Commonly called the "welcome tax", the real estate transfer tax is a mandatory municipal tax collected when a property changes hands in Quebec. It is always paid by the buyer, never the seller, to the municipality where the building is located, in the months following the signing at the notary.
Is the welcome tax paid every year?
No. The transfer duty is paid only once, when the property changes hands. Do not confuse it with municipal and school taxes, which recur every year: the welcome tax is a single bill, sent by the municipality after the sale is registered in the Land Register.
How is the welcome tax calculated?
The calculation is based on the highest amount among the following:
- The purchase price paid for the building;
- The amount of the consideration entered in the deed of sale;
- The market value of the building, meaning the value entered in the municipal assessment roll multiplied by the city's comparative factor.

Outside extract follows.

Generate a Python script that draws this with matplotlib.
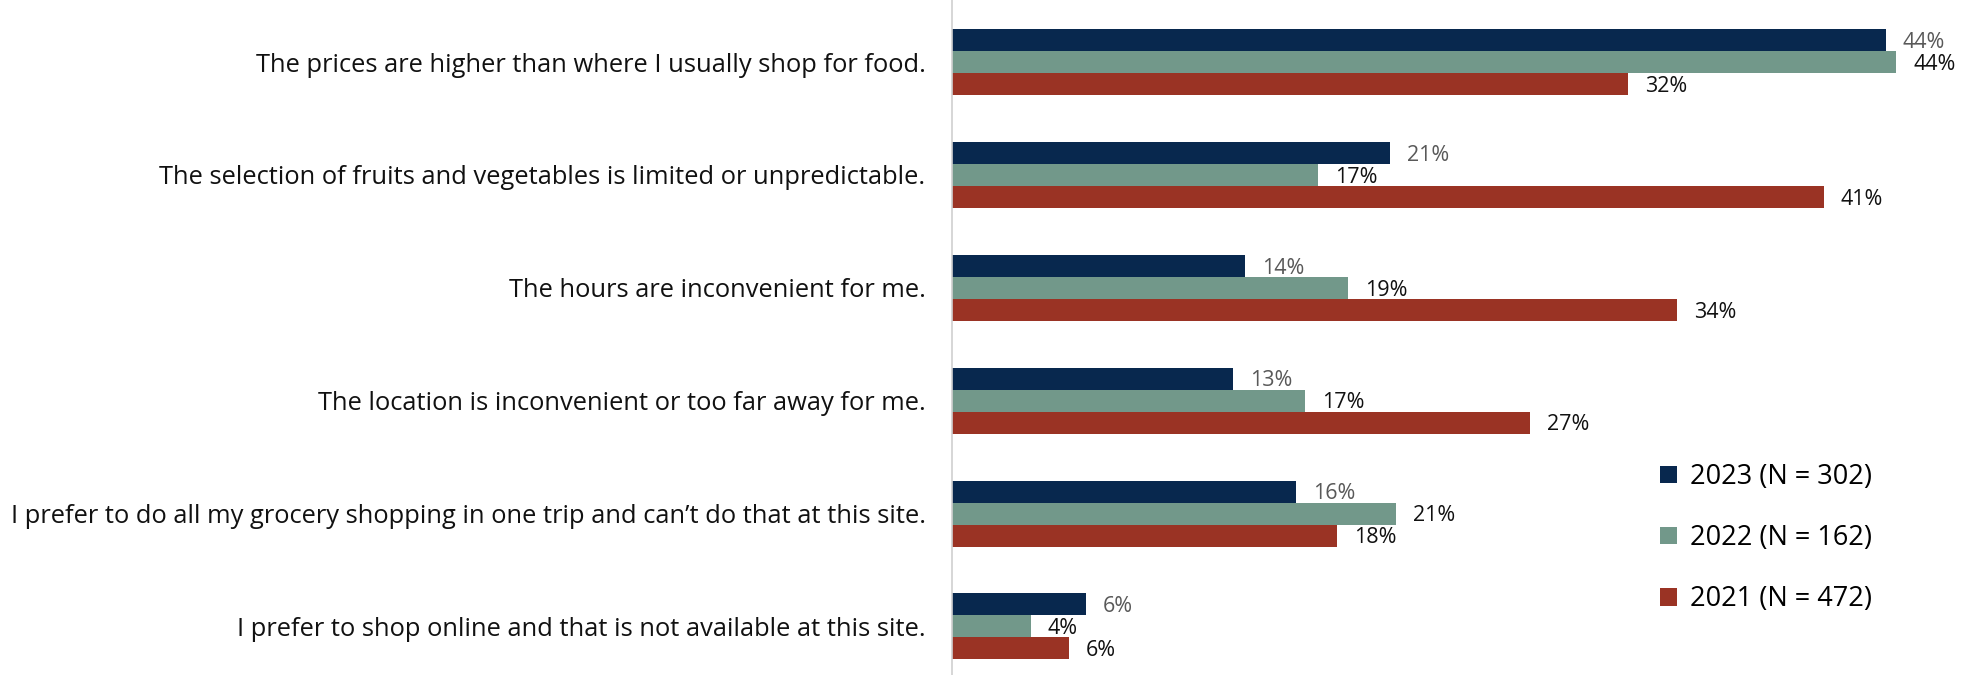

This amount is then subject to a progressive rate scale that varies by municipality. In 2026, the first bracket (up to $62,900) is taxed at 0.5%, the next ones at 1% and then 1.5%, and several large cities add higher brackets (up to 4% in Montreal).
New construction: the tax base is the price before GST and QST.
Calculation example (2026)
For a property purchased in Montreal at a price of $600,000 (tax base):
- $0 to $62,900 (0.5%) :$314.50
- $62,900 to $315,000 (1%) :$2,521.00
- $315,000 to $552,300 (1.5%) :$3,559.50
- $552,300 to $600,000 (2%) :$954.00
- Total to pay:$7,349.00
Calculated with the official rate grid in force in Montreal. Source: Ville de Montréal
Who is exempt from the welcome tax?
The Act respecting duties on transfers of immovables provides exemptions. The most common cases:
- Transfer between spouses: married, in a civil union, or common-law partners who have lived together for at least 12 months (in case of separation, the transfer must occur within 12 months of the end of the union);
- Transfer in the direct line: between parents and children or grandparents and grandchildren (but not between siblings);
- Tax base under $5,000;
- Transfer to a corporation in which the transferor holds at least 90% of the voting shares.
Even when exempt, the municipality may charge a special duty, generally capped at $200. The exemption must be recorded in the notarized deed: your notary claims it for you.
Not exempt? The 2026 first-time buyer tax credit can still refund up to $5,875 of your tax. See the first-time buyer credit guide
Why is it called the "welcome tax"?
The official name is "duties on transfers of immovables", introduced by a 1976 Quebec law allowing municipalities to collect this duty. The nickname is often attributed to Jean Bienvenue, Minister of Municipal Affairs at the time ("bienvenue" means "welcome" in French), but the expression mostly owes its success to its irony: a "welcome" billed to the new owner. Both terms refer to exactly the same tax.